§ SUPPLIED INFORMATION
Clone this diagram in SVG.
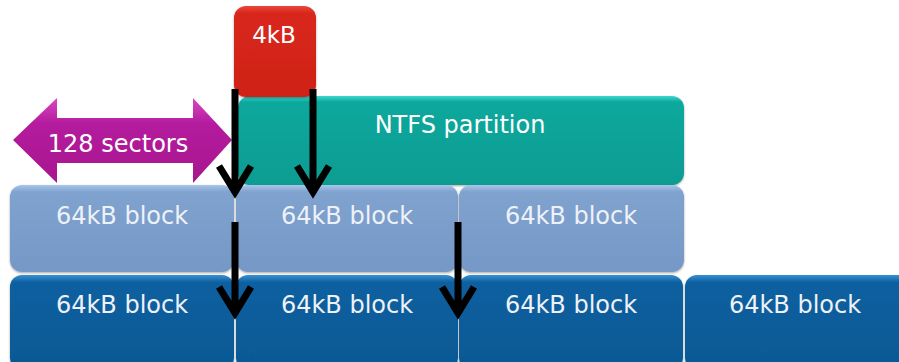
<svg xmlns="http://www.w3.org/2000/svg" width="899" height="362" viewBox="0 0 899 362">
<defs>
<linearGradient id="gRed" x1="0" y1="0" x2="0" y2="1">
<stop offset="0" stop-color="#e8493c"/><stop offset="0.08" stop-color="#d9261b"/><stop offset="1" stop-color="#cf2318"/>
</linearGradient>
<linearGradient id="gTeal" x1="0" y1="0" x2="0" y2="1">
<stop offset="0" stop-color="#3fd6cc"/><stop offset="0.07" stop-color="#0aa89d"/><stop offset="1" stop-color="#079c92"/>
</linearGradient>
<linearGradient id="gLight" x1="0" y1="0" x2="0" y2="1">
<stop offset="0" stop-color="#a9c6ea"/><stop offset="0.08" stop-color="#7fa2cf"/><stop offset="1" stop-color="#7698c6"/>
</linearGradient>
<linearGradient id="gDark" x1="0" y1="0" x2="0" y2="1">
<stop offset="0" stop-color="#3c8fd0"/><stop offset="0.08" stop-color="#0a5fa0"/><stop offset="1" stop-color="#065994"/>
</linearGradient>
<linearGradient id="gMag" x1="0" y1="0" x2="0" y2="1">
<stop offset="0" stop-color="#d648c0"/><stop offset="0.3" stop-color="#b41b9e"/><stop offset="1" stop-color="#a8168f"/>
</linearGradient>
<filter id="sh" x="-5%" y="-5%" width="110%" height="115%">
<feDropShadow dx="0" dy="1" stdDeviation="1.2" flood-color="#000" flood-opacity="0.35"/>
</filter>
</defs>
<style>
text { font-family: "DejaVu Sans", Verdana, sans-serif; fill: #ffffff; text-anchor: middle; }
.lbl { font-size: 24px; fill: #eef2f8; }
.arr { stroke: #000; stroke-width: 7; fill: none; stroke-linecap: butt; stroke-linejoin: miter; }
</style>

<g id="ntfs">
<rect x="238" y="96" width="446" height="89" rx="12" fill="url(#gTeal)" filter="url(#sh)"/>
<text x="460" y="133" class="lbl" style="fill:#fff">NTFS partition</text>
</g>
<g id="k4">
<rect x="234" y="6" width="82" height="91" rx="12" fill="url(#gRed)" filter="url(#sh)"/>
<text x="274" y="43" style="font-size:23px">4kB</text>
</g>
<g id="sectors">
<path d="M13,140 L57,98 L57,118 L193,118 L193,98 L232,140 L193,183 L193,163 L57,163 L57,183 Z" fill="url(#gMag)"/>
<text x="118" y="152" style="font-size:24px">128 sectors</text>
</g>

<g id="l1"><rect x="10" y="185" width="224" height="87" rx="12" fill="url(#gLight)" filter="url(#sh)"/><text x="122" y="224" class="lbl">64kB block</text></g>
<g id="l2"><rect x="236" y="185" width="222" height="87" rx="12" fill="url(#gLight)" filter="url(#sh)"/><text x="347" y="224" class="lbl">64kB block</text></g>
<g id="l3"><rect x="459" y="185" width="225" height="87" rx="12" fill="url(#gLight)" filter="url(#sh)"/><text x="571" y="224" class="lbl">64kB block</text></g>

<g id="d1"><rect x="10" y="275" width="224" height="95" rx="12" fill="url(#gDark)" filter="url(#sh)"/><text x="122" y="313" class="lbl">64kB block</text></g>
<g id="d2"><rect x="236" y="275" width="222" height="95" rx="12" fill="url(#gDark)" filter="url(#sh)"/><text x="347" y="313" class="lbl">64kB block</text></g>
<g id="d3"><rect x="459" y="275" width="224" height="95" rx="12" fill="url(#gDark)" filter="url(#sh)"/><text x="571" y="313" class="lbl">64kB block</text></g>
<g id="d4"><rect x="685" y="275" width="230" height="95" rx="12" fill="url(#gDark)" filter="url(#sh)"/><text x="795" y="313" class="lbl">64kB block</text></g>

<g id="connectors">
<path class="arr" d="M235,89 L235,192 M219,166 L235,192 L251,166"/>
<path class="arr" d="M313,89 L313,192 M297,166 L313,192 L329,166"/>
<path class="arr" d="M235,222 L235,313 M219,287 L235,313 L251,287"/>
<path class="arr" d="M458,222 L458,313 M442,287 L458,313 L474,287"/>
</g>
</svg>
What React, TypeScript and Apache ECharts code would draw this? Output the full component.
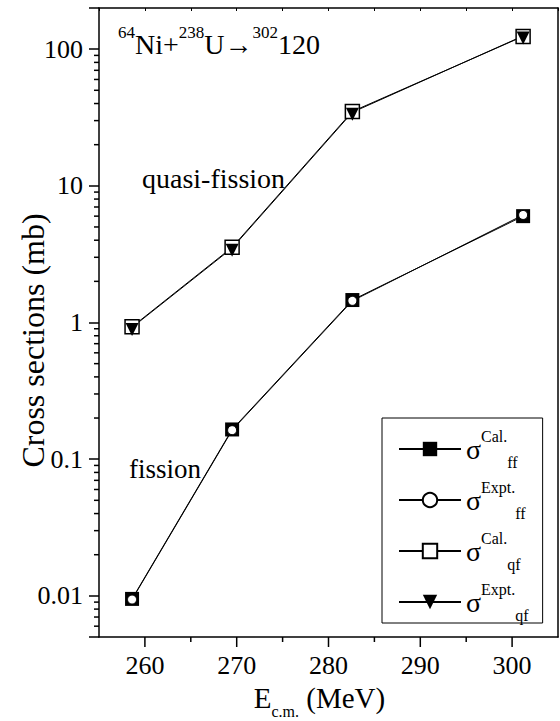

§ PROBLEM DESCRIPTION
Leave the images out, please, and restate each line word for word.

§ TASK RESPONSE
Clone this diagram in SVG.
<svg xmlns="http://www.w3.org/2000/svg" width="899" height="362" viewBox="0 0 899 362">
<defs>
<linearGradient id="gRed" x1="0" y1="0" x2="0" y2="1">
<stop offset="0" stop-color="#e8493c"/><stop offset="0.08" stop-color="#d9261b"/><stop offset="1" stop-color="#cf2318"/>
</linearGradient>
<linearGradient id="gTeal" x1="0" y1="0" x2="0" y2="1">
<stop offset="0" stop-color="#3fd6cc"/><stop offset="0.07" stop-color="#0aa89d"/><stop offset="1" stop-color="#079c92"/>
</linearGradient>
<linearGradient id="gLight" x1="0" y1="0" x2="0" y2="1">
<stop offset="0" stop-color="#a9c6ea"/><stop offset="0.08" stop-color="#7fa2cf"/><stop offset="1" stop-color="#7698c6"/>
</linearGradient>
<linearGradient id="gDark" x1="0" y1="0" x2="0" y2="1">
<stop offset="0" stop-color="#3c8fd0"/><stop offset="0.08" stop-color="#0a5fa0"/><stop offset="1" stop-color="#065994"/>
</linearGradient>
<linearGradient id="gMag" x1="0" y1="0" x2="0" y2="1">
<stop offset="0" stop-color="#d648c0"/><stop offset="0.3" stop-color="#b41b9e"/><stop offset="1" stop-color="#a8168f"/>
</linearGradient>
<filter id="sh" x="-5%" y="-5%" width="110%" height="115%">
<feDropShadow dx="0" dy="1" stdDeviation="1.2" flood-color="#000" flood-opacity="0.35"/>
</filter>
</defs>
<style>
text { font-family: "DejaVu Sans", Verdana, sans-serif; fill: #ffffff; text-anchor: middle; }
.lbl { font-size: 24px; fill: #eef2f8; }
.arr { stroke: #000; stroke-width: 7; fill: none; stroke-linecap: butt; stroke-linejoin: miter; }
</style>

<g id="ntfs">
<rect x="238" y="96" width="446" height="89" rx="12" fill="url(#gTeal)" filter="url(#sh)"/>
<text x="460" y="133" class="lbl" style="fill:#fff">NTFS partition</text>
</g>
<g id="k4">
<rect x="234" y="6" width="82" height="91" rx="12" fill="url(#gRed)" filter="url(#sh)"/>
<text x="274" y="43" style="font-size:23px">4kB</text>
</g>
<g id="sectors">
<path d="M13,140 L57,98 L57,118 L193,118 L193,98 L232,140 L193,183 L193,163 L57,163 L57,183 Z" fill="url(#gMag)"/>
<text x="118" y="152" style="font-size:24px">128 sectors</text>
</g>

<g id="l1"><rect x="10" y="185" width="224" height="87" rx="12" fill="url(#gLight)" filter="url(#sh)"/><text x="122" y="224" class="lbl">64kB block</text></g>
<g id="l2"><rect x="236" y="185" width="222" height="87" rx="12" fill="url(#gLight)" filter="url(#sh)"/><text x="347" y="224" class="lbl">64kB block</text></g>
<g id="l3"><rect x="459" y="185" width="225" height="87" rx="12" fill="url(#gLight)" filter="url(#sh)"/><text x="571" y="224" class="lbl">64kB block</text></g>

<g id="d1"><rect x="10" y="275" width="224" height="95" rx="12" fill="url(#gDark)" filter="url(#sh)"/><text x="122" y="313" class="lbl">64kB block</text></g>
<g id="d2"><rect x="236" y="275" width="222" height="95" rx="12" fill="url(#gDark)" filter="url(#sh)"/><text x="347" y="313" class="lbl">64kB block</text></g>
<g id="d3"><rect x="459" y="275" width="224" height="95" rx="12" fill="url(#gDark)" filter="url(#sh)"/><text x="571" y="313" class="lbl">64kB block</text></g>
<g id="d4"><rect x="685" y="275" width="230" height="95" rx="12" fill="url(#gDark)" filter="url(#sh)"/><text x="795" y="313" class="lbl">64kB block</text></g>

<g id="connectors">
<path class="arr" d="M235,89 L235,192 M219,166 L235,192 L251,166"/>
<path class="arr" d="M313,89 L313,192 M297,166 L313,192 L329,166"/>
<path class="arr" d="M235,222 L235,313 M219,287 L235,313 L251,287"/>
<path class="arr" d="M458,222 L458,313 M442,287 L458,313 L474,287"/>
</g>
</svg>
What React, TypeScript and Apache ECharts code would draw this? Output the full component.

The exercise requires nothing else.